Renewables accounted for 60 per cent of newly installed capacity in Europe and more than 50 per cent in the USA in 2009. This year or next, experts predict, the world as a whole will add more capacity to the electricity supply from renewable than non-renewable sources.

The reports detail trends in the global green energy sector, including which sources attracted the greatest attention from investors and governments in different world regions.

They say investment in core clean energy (new renewables, biofuels and energy efficiency) decreased by 7% in 2009, to $162 billion. Many sub-sectors declined significantly in money invested, including large (utility) scale solar power and biofuels. However, there was record investment in wind power. If spending on solar water heaters, as well as total installation costs for rooftop solar PV, were included, total investment in 2009 actually increased in 2009, bucking the economic trend.

New private and public sector investments in core clean energy leapt 53 per cent in China in 2009. China added 37 gigawatts (GW) of renewable power capacity, more than any other country.

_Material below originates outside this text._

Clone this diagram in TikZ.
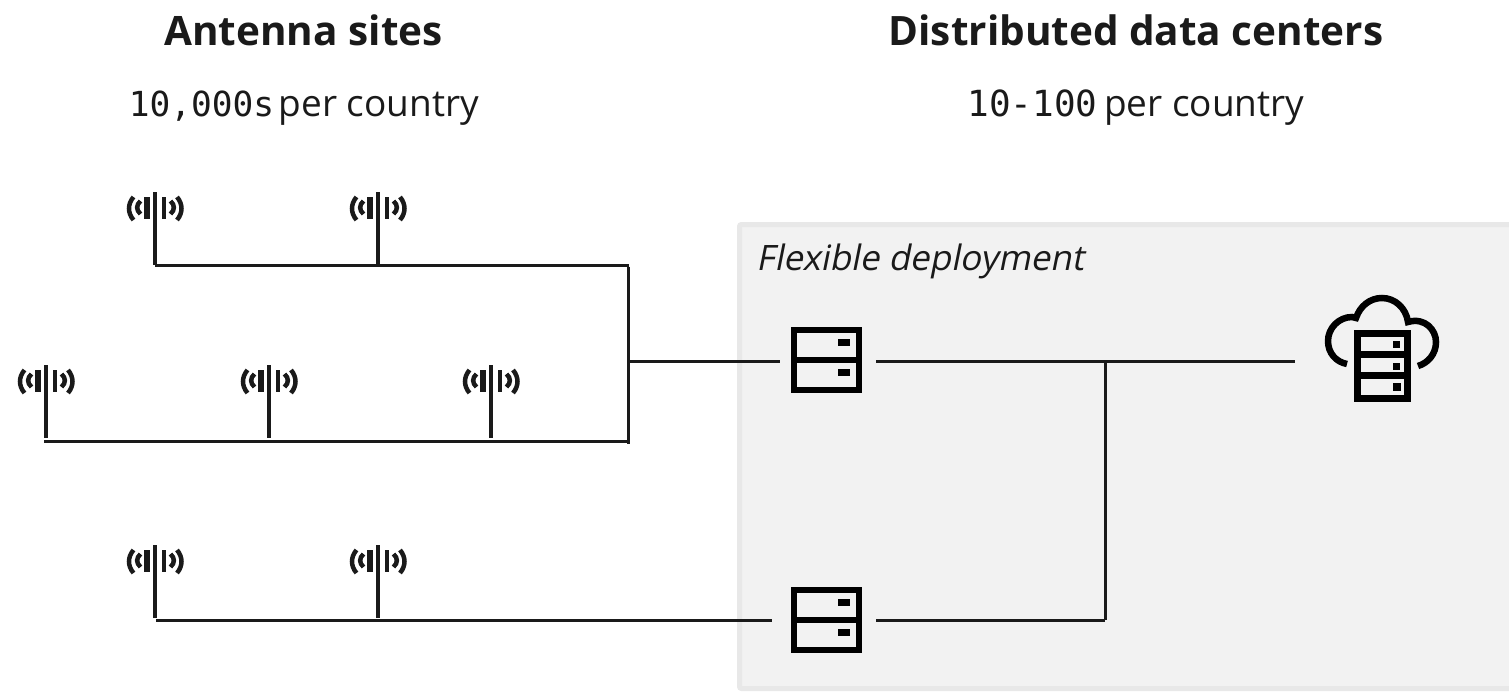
\documentclass[tikz,border=0pt]{standalone}
\usepackage{fontspec}
\setmainfont{Open Sans}
\newfontfamily\headfont{Open Sans}
\newfontfamily\digitfont{DejaVu Sans Mono}
\newfontfamily\lightfont{Open Sans}[FakeSlant=0.2]
\definecolor{ink}{HTML}{1A1A1A}
\definecolor{panelfill}{HTML}{F2F2F2}
\definecolor{panelline}{HTML}{E8E8E8}
\tikzset{
  wire/.style={line width=3pt,draw=ink,line cap=butt},
  mast/.style={line width=4.5pt,draw=ink},
  panel/.style={fill=panelfill,draw=panelline,line width=5pt,rounded corners=2pt},
  headtext/.style={font=\headfont\bfseries\fontsize{40.5}{46}\selectfont,text=ink,inner sep=0pt},
  subtext/.style={font=\fontsize{37}{44}\selectfont,text=ink,inner sep=0pt},
  slanttext/.style={font=\lightfont\fontsize{35}{40}\selectfont,text=ink,inner sep=0pt},
  serverbox/.style={draw=black,line width=6pt,minimum width=65pt,minimum height=60pt,inner sep=0pt,outer sep=0pt,
    path picture={\draw[line width=6pt,black] (path picture bounding box.west)--(path picture bounding box.east);
      \fill[black] ([shift={(11.5,-21)}]path picture bounding box.center) rectangle ++(12,7);
      \fill[black] ([shift={(11.5,9)}]path picture bounding box.center) rectangle ++(12,7);}},
  antenna/.pic={
    \draw[mast] (0,-73)--(0,0);
    \fill[ink] (-11,-68) rectangle (-5.5,-46);
    \fill[ink] (6.5,-68) rectangle (11,-46);
    \draw[ink,line width=4.5pt] (-14.5,-64) .. controls (-19,-60) and (-19,-55) .. (-14.5,-51);
    \draw[ink,line width=4.5pt] (15.5,-64) .. controls (20,-60) and (20,-55) .. (15.5,-51);
    \draw[ink,line width=4.5pt] (-21.5,-68) .. controls (-27.5,-61) and (-27.5,-52) .. (-21.5,-45);
    \draw[ink,line width=4.5pt] (22,-68) .. controls (28,-61) and (28,-52) .. (22,-45);
  }
}
\begin{document}
\begin{tikzpicture}[x=1pt,y=-1pt]
\useasboundingbox (0,0) rectangle (1509,691);
\path[panel] (739.5,224.5) rectangle (1515,688.5);
\node[headtext] (h1) at (303.5,30) {Antenna sites};
\node[headtext] (h2) at (1136,30) {Distributed data centers};
\node[subtext] (s1) at (304,108) {{\digitfont\fontsize{34.5}{44}\selectfont 10,000s}\kern-5pt{} per country};
\node[subtext] (s2) at (1136,108) {{\digitfont\fontsize{36}{44}\selectfont 10-100}\kern-3pt{} per country};
\node[slanttext,anchor=base west] (flex) at (756,270) {Flexible deployment};

\coordinate (a1) at (155,265);
\coordinate (a2) at (378,265);
\coordinate (a3) at (46,438);
\coordinate (a4) at (269,438);
\coordinate (a5) at (491,438);
\coordinate (a6) at (155,618);
\coordinate (a7) at (378,618);
\foreach \n in {a1,a2,a3,a4,a5,a6,a7} \pic at (\n) {antenna};

\coordinate (topjoin) at (628.5,265);
\coordinate (botjoin) at (628.5,441);
\coordinate (botend) at (628.5,444);
\coordinate (rowtwo) at (44,441);
\coordinate (rowthree) at (156,620);
\coordinate (midjoin) at (628.5,361);
\coordinate (busjoin) at (1105,361);
\coordinate (busbot) at (1105,620);

\node[serverbox] (srv1) at (826.5,360) {};
\node[serverbox] (srv2) at (826.5,620) {};

\draw[wire] (a1) -- (topjoin);
\draw[wire] ([yshift=-1.5pt]topjoin) -- (botend);
\draw[wire] (rowtwo) -- (botjoin);
\draw[wire] (midjoin) -- ([xshift=-14pt]srv1.west |- midjoin);
\draw[wire] ([xshift=17pt]srv1.east |- busjoin) -- (1295,361) coordinate (cloudin);
\draw[wire] (busjoin) -- (busbot);
\draw[wire] ([xshift=17pt]srv2.east |- busbot) -- (busbot);
\draw[wire] (rowthree) -- ([xshift=-22pt]srv2.west);

% cloud
\draw[line width=6.5pt,black] (1347,364) .. controls (1336,362) and (1328,353) .. (1328,341)
  .. controls (1328,328) and (1339,317) .. (1352,317) -- (1356,318)
  .. controls (1360,306) and (1370,298) .. (1382,298)
  .. controls (1395,298) and (1406,308) .. (1408,322)
  .. controls (1425,317) and (1436,330) .. (1436,342)
  .. controls (1436,354) and (1428,363) .. (1418,366);
\node[draw=black,fill=panelfill,line width=7pt,minimum width=50pt,minimum height=65pt,inner sep=0pt] (rack) at (1382.5,366) {};
\fill[black] (1354,351) rectangle (1411,358);
\fill[black] (1354,372) rectangle (1411,379);
\fill[black] (1393,341) rectangle (1400,348);
\fill[black] (1393,363) rectangle (1400,370);
\fill[black] (1393,383) rectangle (1401,391);
\end{tikzpicture}
\end{document}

Globally, nearly 80 GW of renewable power capacity was added, including 31 GW of hydro and 48 GW of non-hydro capacity.

China surpassed the US in 2009 as the country with the greatest investment in clean energy. China’s wind farm development was the strongest investment feature of the year by far, although there were other areas of strength worldwide in 2009, notably North Sea offshore wind investment and the financing of power storage and electric vehicle technology companies.

Wind power and solar PV additions reached a record high of 38 GW and 7 GW, respectively. Investment totals in utility-scale solar PV declined relative to 2008, partly a result of large drops in the costs of solar PV. However, this decline was offset by record investment in small-scale (rooftop) solar PV projects.

The reports also show that countries with policies encouraging renewable energy have roughly doubled from 55 in 2005 to more than 100 today — half of them in the developing world — and have played a critically important role in the sector’s rapid growth.